The American Occupational Therapy Association defines an occupational therapist as someone who:
“helps people across their lifespan participate in the things they want and need to do through the therapeutic use of everyday activities (occupations). Common occupational therapy interventions include helping children with disabilities to participate fully in school and social situations, injury rehabilitation, and providing supports for older adults experiencing physical and cognitive changes.”
Education
Typically, occupational therapists are university-educated professionals and must pass a licensing exam to practice. Occupational therapists often work closely with professionals in physical therapy, speech-language pathology, audiology, nursing, social work, clinical psychology, medicine, and assistive technology.
Philosophical underpinnings of Occupational Therapy
The philosophy of occupational therapy has evolved over the history of the profession.
The philosophy articulated by the founders owed much to the ideals of romanticism, pragmatism, and humanism, which are collectively considered the fundamental ideologies of the past century.
One of the most widely-cited early papers about the philosophy of occupational therapy was presented by Adolf Meyer, a psychiatrist who had emigrated to the United States from Switzerland in the late 19th century and who was invited to present his views to a gathering of the new Occupational Therapy Society in 1922.
At the time, Dr.

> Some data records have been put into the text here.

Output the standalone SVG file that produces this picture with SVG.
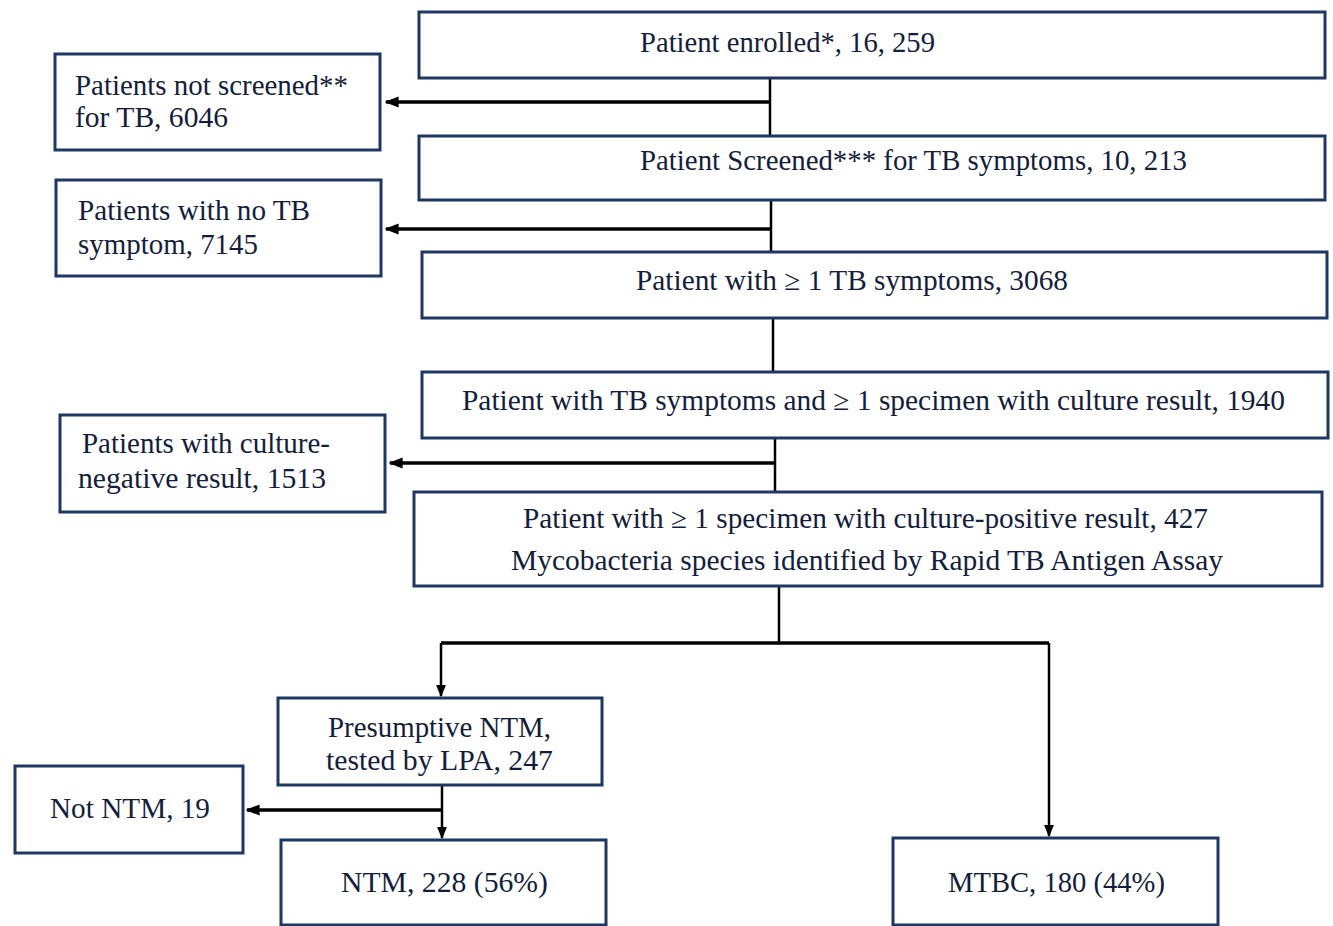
<svg xmlns="http://www.w3.org/2000/svg" width="1333" height="926" viewBox="0 0 1333 926">
<style>
.box{fill:#fff;stroke:#1f3763;stroke-width:3}
.t{font-family:"Liberation Serif","DejaVu Serif",serif;font-size:29px;fill:#141e3c}
.ln{fill:none;stroke:#000;stroke-width:2.5}
.ar{fill:none;stroke:#000;stroke-width:3.5}
</style>
<defs>
<marker id="ah" viewBox="0 0 10 10" refX="9" refY="5" markerWidth="5" markerHeight="5" orient="auto" markerUnits="strokeWidth">
<path d="M0,1 L10,5 L0,9 z" fill="#000"/>
</marker>
<marker id="ah2" viewBox="0 0 10 10" refX="9" refY="5" markerWidth="4" markerHeight="4" orient="auto" markerUnits="strokeWidth">
<path d="M0,1 L10,5 L0,9 z" fill="#000"/>
</marker>
</defs>
<rect width="1333" height="926" fill="#fff"/>
<g id="connectors">
<path class="ln" d="M770,78 V136"/>
<path class="ar" d="M770,102 H386" marker-end="url(#ah2)"/>
<path class="ln" d="M771,200 V252"/>
<path class="ar" d="M771,229 H386" marker-end="url(#ah2)"/>
<path class="ln" d="M773,318 V372"/>
<path class="ln" d="M775,438 V492"/>
<path class="ar" d="M775,463 H390" marker-end="url(#ah2)"/>
<path class="ln" d="M779,586 V643"/>
<path class="ar" d="M441,643 H1049"/>
<path class="ln" d="M441,643 V696" marker-end="url(#ah)"/>
<path class="ln" d="M1049,643 V836" marker-end="url(#ah)"/>
<path class="ln" d="M442,785 V838" marker-end="url(#ah)"/>
<path class="ar" d="M442,810 H247" marker-end="url(#ah2)"/>
</g>
<g id="n1"><rect class="box" x="419" y="12" width="906" height="66"/><text class="t" x="640" y="52" textLength="295" lengthAdjust="spacingAndGlyphs">Patient enrolled*, 16, 259</text></g>
<g id="n2"><rect class="box" x="55" y="54" width="325" height="96"/><text class="t" x="75" y="95" textLength="273" lengthAdjust="spacingAndGlyphs">Patients not screened**</text><text class="t" x="75" y="127" textLength="153" lengthAdjust="spacingAndGlyphs">for TB, 6046</text></g>
<g id="n3"><rect class="box" x="419" y="136" width="906" height="64"/><text class="t" x="640" y="170" textLength="547" lengthAdjust="spacingAndGlyphs">Patient Screened*** for TB symptoms, 10, 213</text></g>
<g id="n4"><rect class="box" x="56" y="180" width="325" height="96"/><text class="t" x="78" y="220" textLength="232" lengthAdjust="spacingAndGlyphs">Patients with no TB</text><text class="t" x="78" y="254" textLength="180" lengthAdjust="spacingAndGlyphs">symptom, 7145</text></g>
<g id="n5"><rect class="box" x="422" y="252" width="905" height="66"/><text class="t" x="636" y="290" textLength="432" lengthAdjust="spacingAndGlyphs">Patient with ≥ 1 TB symptoms, 3068</text></g>
<g id="n6"><rect class="box" x="422" y="372" width="906" height="66"/><text class="t" x="462" y="410" textLength="823" lengthAdjust="spacingAndGlyphs">Patient with TB symptoms and ≥ 1 specimen with culture result, 1940</text></g>
<g id="n7"><rect class="box" x="60" y="415" width="325" height="97"/><text class="t" x="82" y="453" textLength="248" lengthAdjust="spacingAndGlyphs">Patients with culture-</text><text class="t" x="78" y="488" textLength="248" lengthAdjust="spacingAndGlyphs">negative result, 1513</text></g>
<g id="n8"><rect class="box" x="414" y="492" width="908" height="94"/><text class="t" x="523" y="528" textLength="685" lengthAdjust="spacingAndGlyphs">Patient with ≥ 1 specimen with culture-positive result, 427</text><text class="t" x="511" y="570" textLength="712" lengthAdjust="spacingAndGlyphs">Mycobacteria species identified by Rapid TB  Antigen Assay</text></g>
<g id="n9"><rect class="box" x="278" y="698" width="324" height="87"/><text class="t" x="328" y="737" textLength="223" lengthAdjust="spacingAndGlyphs">Presumptive NTM,</text><text class="t" x="326" y="770" textLength="227" lengthAdjust="spacingAndGlyphs">tested by LPA, 247</text></g>
<g id="n10"><rect class="box" x="15" y="766" width="228" height="87"/><text class="t" x="50" y="818" textLength="160" lengthAdjust="spacingAndGlyphs">Not NTM, 19</text></g>
<g id="n11"><rect class="box" x="281" y="840" width="325" height="85"/><text class="t" x="341" y="892" textLength="207" lengthAdjust="spacingAndGlyphs">NTM, 228 (56%)</text></g>
<g id="n12"><rect class="box" x="893" y="838" width="325" height="87"/><text class="t" x="948" y="892" textLength="217" lengthAdjust="spacingAndGlyphs">MTBC, 180 (44%)</text></g>
</svg>
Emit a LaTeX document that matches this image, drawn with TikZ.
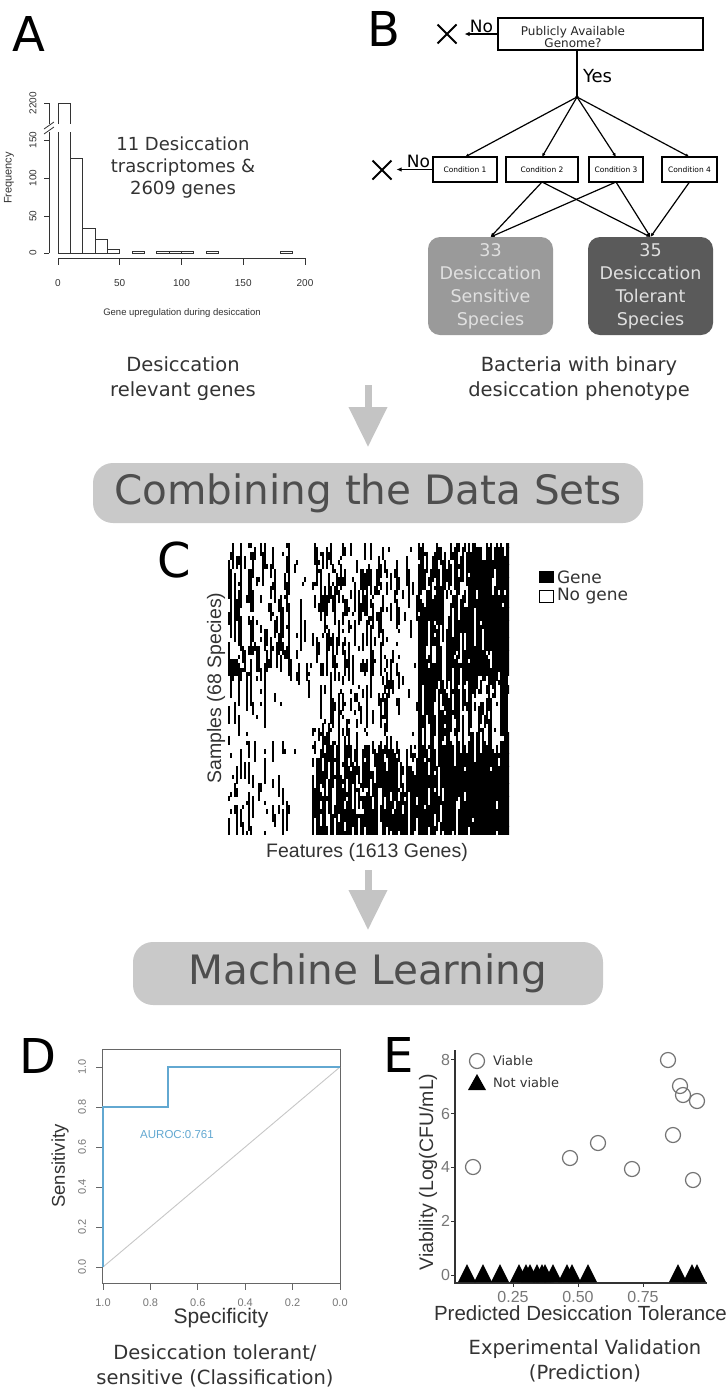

Meyer was one of the leading psychiatrists in the United States and head of the new psychiatry department and Phipps Clinic at Johns Hopkins University in Baltimore, Maryland.
William Rush Dunton, a supporter of the National Society for the Promotion of Occupational Therapy, now the American Occupational Therapy Association, sought to promote the ideas that occupation is a basic human need, and that occupation is therapeutic.
From his statements came some of the basic assumptions of occupational therapy, which include:
- Occupation has a positive effect on health and well-being.
- Occupation creates structure and organizes time.
- Occupation brings meaning to life, culturally and personally.
- Occupations are individual. People value different occupations.
These assumptions have been developed over time and are the basis of the values that underpin the Codes of Ethics issued by the national associations. The relevance of occupation to health and well-being remains the central theme.
In the 1950s, criticism from medicine and the multitude of disabled World War II veterans resulted in the emergence of a more reductionistic philosophy.
While this approach led to developments in technical knowledge about occupational performance, clinicians became increasingly disillusioned and re-considered these beliefs. As a result, client centeredness and occupation have re-emerged as dominant themes in the profession.
Over the past century, the underlying philosophy of occupational therapy has evolved from being a diversion from illness, to treatment, to enablement through meaningful occupation.
Three commonly mentioned philosophical precepts of occupational therapy are that:
- occupation is necessary for health,
- its theories are based on holism, and
- its central components are people, their occupations (activities), and the environments in which those activities take place.
However, there have been some dissenting voices. Mocellin, in particular, advocated abandoning the notion of health through occupation as he proclaimed it obsolete in the modern world. As well, he questioned the appropriateness of advocating holism when practice rarely supports it.
Some values formulated by the American Occupational Therapy Association have been critiqued as being therapist-centric and do not reflect the modern reality of multicultural practice.
In recent times occupational therapy practitioners have challenged themselves to think more broadly about the potential scope of the profession, and expanded it to include working with groups experiencing occupational injustice stemming from sources other than disability.
Examples of new and emerging practice areas would include therapists working with refugees, children experiencing obesity, and the homeless.